The UK’s largest companies paid about £1.84bn after investigations carried out by HM Revenue & Customs into VAT avoidance for the 2010/11 tax year, approximately treble the £443m paid out the previous year. The number of companies investigated rose 42% in the same period, reports the Telegraph.
The data, which is the most recenta available and gleaned after a Freedom of Information request, demonstrates HMRC’s “aggressive” approach, according to Steven Porter, associate at law firm Pinsent Masons.
Porter added that George Osborne’s decision to raise VAT to 20% from 17.5% in January 2011 had exacerbated the pressure on business.
“With their eye on the bottom line, businesses will have been looking for ways to limit their VAT liabilities as much as possible. HMRC has responded aggressively,” he said, pointing to the taxman’s focus on grey areas such as the accounting treatment of VAT.
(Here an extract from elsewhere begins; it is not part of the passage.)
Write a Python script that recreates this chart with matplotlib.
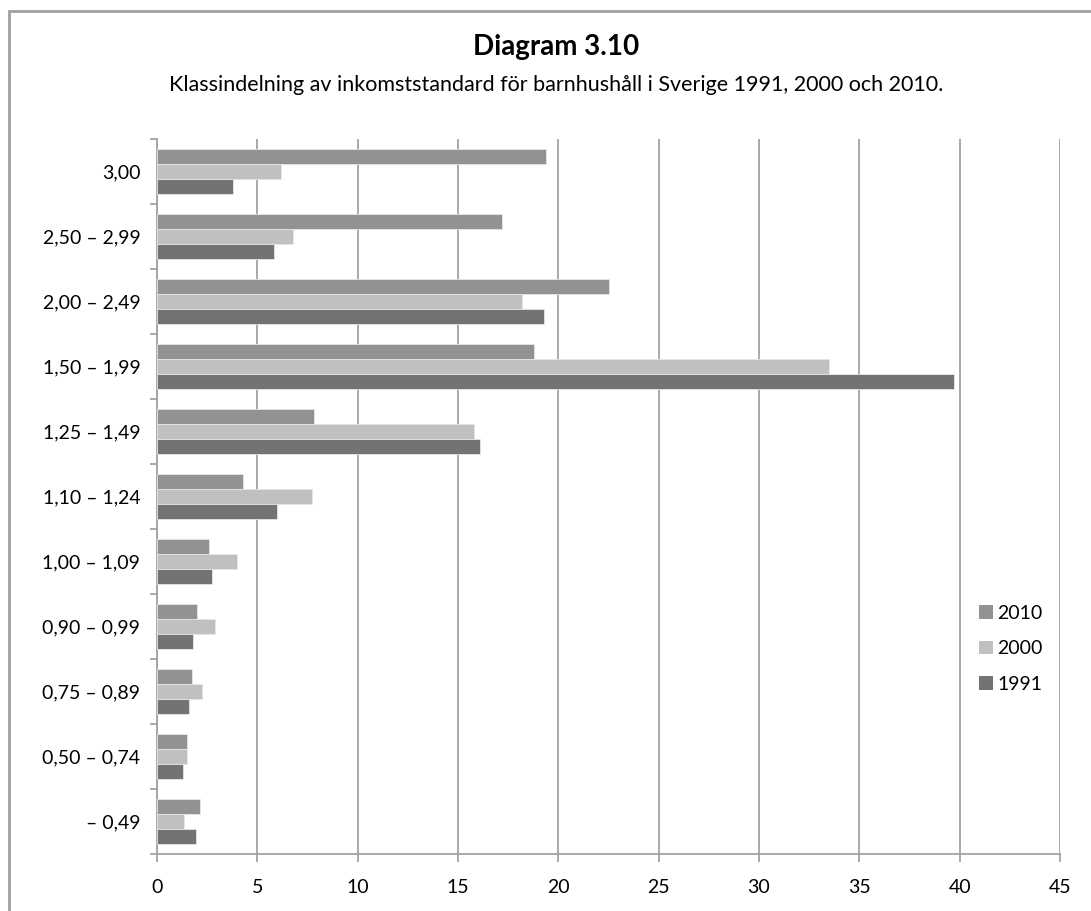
import numpy as np
import matplotlib.pyplot as plt
from matplotlib.patches import Rectangle

plt.rcParams['font.family'] = ['Lato', 'DejaVu Sans']

categories = ["3,00", "2,50 – 2,99", "2,00 – 2,49", "1,50 – 1,99", "1,25 – 1,49",
              "1,10 – 1,24", "1,00 – 1,09", "0,90 – 0,99", "0,75 – 0,89",
              "0,50 – 0,74", "– 0,49"]
v2010 = [19.4, 17.2, 22.5, 18.8, 7.8, 4.3, 2.6, 2.0, 1.75, 1.5, 2.15]
v2000 = [6.2, 6.8, 18.2, 33.5, 15.8, 7.7, 4.0, 2.9, 2.25, 1.5, 1.35]
v1991 = [3.8, 5.85, 19.3, 39.7, 16.1, 6.0, 2.75, 1.8, 1.6, 1.3, 1.95]

grid_col = "#a3a3a3"

fig = plt.figure(figsize=(10.91, 9.11), dpi=100)
ax = fig.add_axes([157/1091, 1 - 854/911, (1060-157)/1091, (854-139)/911])

n = len(categories)
y = np.arange(n)[::-1]
h = 0.226
ax.barh(y + h, v2010, height=h, color="#929292", edgecolor="#e6e6e6", linewidth=0.6, label="2010", zorder=3)
ax.barh(y, v2000, height=h, color="#c0c0c0", edgecolor="#e6e6e6", linewidth=0.6, label="2000", zorder=3)
ax.barh(y - h, v1991, height=h, color="#737373", edgecolor="#e6e6e6", linewidth=0.6, label="1991", zorder=3)

ax.set_xlim(0, 45)
ax.set_ylim(-0.5, n - 0.5)
ax.set_xticks(np.arange(0, 46, 5))
ax.grid(axis="x", color=grid_col, linewidth=1.3, zorder=0)

# boundary ticks between categories, labels at centres
ax.set_yticks(np.arange(-0.5, n, 1.0))
ax.set_yticklabels([])
ax.set_yticks(y, minor=True)
ax.set_yticklabels(categories, minor=True)
ax.tick_params(axis="y", which="minor", length=0, pad=12, labelsize=14)
ax.tick_params(axis="y", which="major", length=5, width=1.3, color=grid_col)
ax.tick_params(axis="x", length=6, width=1.3, color=grid_col, labelsize=14, pad=12)

for s in ["top", "right"]:
    ax.spines[s].set_visible(False)
for s in ["left", "bottom"]:
    ax.spines[s].set_color(grid_col)
    ax.spines[s].set_linewidth(1.3)

leg = ax.legend(loc="upper left", bbox_to_anchor=(0.891, 0.373), frameon=False,
                fontsize=14, handlelength=0.7, handleheight=0.7,
                handletextpad=0.25, labelspacing=0.95)
for p in leg.get_patches():
    p.set_edgecolor("none")

fig.text(0.51, 1 - 47/911, "Diagram 3.10", ha="center", va="center",
         fontsize=20, fontweight="bold")
fig.text(0.51, 1 - 85/911, "Klassindelning av inkomststandard för barnhushåll i Sverige 1991, 2000 och 2010.",
         ha="center", va="center", fontsize=15.5)

# outer chart frame (cut off on right and bottom)
fig.patches.append(Rectangle((9/1091, -0.1), 1.2, 1.1 - 11/911, transform=fig.transFigure,
                             fill=False, edgecolor="#a0a0a0", linewidth=2))

fig.savefig("out.png", dpi=100)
HMRC said the figures are distorted somewhat by exceptional payments, including a one-off sum of £500m generated by investigations into the leisure and gaming industry. In spite of that, 2010/11 was still the highest-yielding year for VAT in the last five years.
HMRC said it “works hard to ensure that the right amount of tax is paid at the right time” and that its campaign against avoidance was working.